Decision of whether or not the employee will be represented by the CNESST
Based on the findings of the investigation, the CNESST will decide whether or not they will represent the complainant before the “Tribunal administratif du travail”. This is the tribunal that will hear the complaint and decide if the worker has been the victim of harassment. The CNESST will handle the case on behalf of the alleged victim and provide the victim with a lawyer to represent them before the tribunal.
If the CNESST declines to represent the worker alleging harassment, the worker can request an appeal of the decision or provide their own representation before the tribunal.
With the approval of both parties, the tribunal can name an arbitrator who will work to find a solution that will satisfy both parties. At this stage, the defending and prosecuting parties can be assisted by their respective legal representatives.
If arbitration fails, the tribunal will decide after the hearing if harassment took place, and if the employer fulfilled their legal duties to prevent harassment.

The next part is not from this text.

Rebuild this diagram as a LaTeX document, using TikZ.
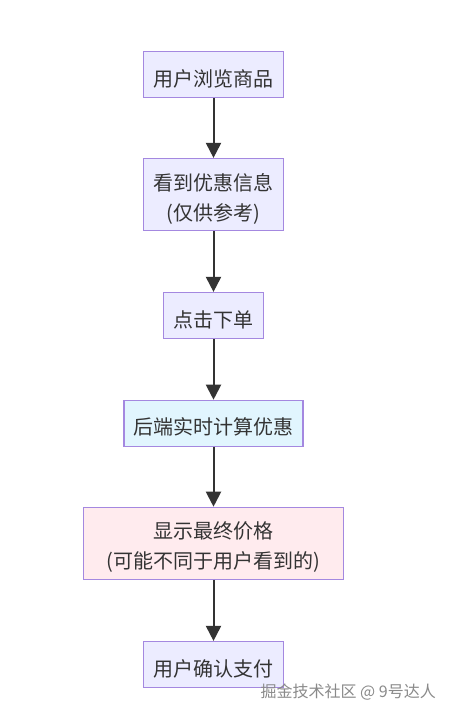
\documentclass[tikz,border=0pt]{standalone}
\usepackage{fontspec}
\setmainfont{Noto Sans CJK SC}
\usetikzlibrary{arrows.meta}
\definecolor{mfill}{HTML}{ECECFF}
\definecolor{mborder}{HTML}{A488E0}
\definecolor{bfill}{HTML}{E1F5FE}
\definecolor{pfill}{HTML}{FFEBEE}
\definecolor{edge}{HTML}{333333}
\definecolor{txt}{HTML}{333333}
\definecolor{wmgray}{HTML}{8A8A8A}
\tikzset{
  box/.style={draw=mborder, line width=1.2pt, fill=mfill, inner sep=0pt},
  boxtext/.style={text=txt, font=\fontsize{20}{30}\selectfont, align=center, inner sep=0pt, yshift=-4pt},
  flow/.style={draw=edge, line width=2pt, -{Triangle[length=15pt,width=15pt]}},
}
\begin{document}
\begin{tikzpicture}[x=1pt,y=-1pt]
\useasboundingbox (0,0) rectangle (452,717);
\fill[white] (0,0) rectangle (452,717);
\node[box, minimum width=140pt, minimum height=46pt] (n1) at (213.5,74.5) {};
\node[box, minimum width=140pt, minimum height=72pt] (n2) at (213.5,194.5) {};
\node[box, minimum width=100pt, minimum height=46pt] (n3) at (213.5,315.5) {};
\node[box, fill=bfill, minimum width=179pt, minimum height=46pt] (n4) at (213.5,423.3) {};
\node[box, fill=pfill, minimum width=259.5pt, minimum height=72pt] (n5) at (213.5,543.3) {};
\node[box, minimum width=140pt, minimum height=46pt] (n6) at (213.5,664.5) {};
\node[boxtext] (t1) at (n1.center) {用户浏览商品};
\node[boxtext] (t2) at (n2.center) {看到优惠信息\\(仅供参考)};
\node[boxtext] (t3) at (n3.center) {点击下单};
\node[boxtext] (t4) at (n4.center) {后端实时计算优惠};
\node[boxtext] (t5) at (n5.center) {显示最终价格\\(可能不同于用户看到的)};
\node[boxtext] (t6) at (n6.center) {用户确认支付};
\draw[flow] (n1) -- (n2);
\draw[flow] (n2) -- (n3);
\draw[flow] (n3) -- (n4);
\draw[flow] (n4) -- (n5);
\draw[flow] (n5) -- (n6);
\node[text=wmgray, font=\fontsize{16}{18}\selectfont, anchor=east, inner sep=0pt] (wm) at (436,692.5) {掘金技术社区 @ 9号达人};
\end{tikzpicture}
\end{document}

If harassment and inaction by the employer are proven during the hearing, the tribunal may decide to: take steps to ensure the harassment stops, return the employee to their job, mandate that the employer pay a cash sum to the employee to compensate for the harassment they suffered, or to punish the employer for their inaction.
Whether you are an employer or an employee, it’s crucial that you react quickly when harassment is brought to your attention – the situation cannot be allowed to get worse. Take action!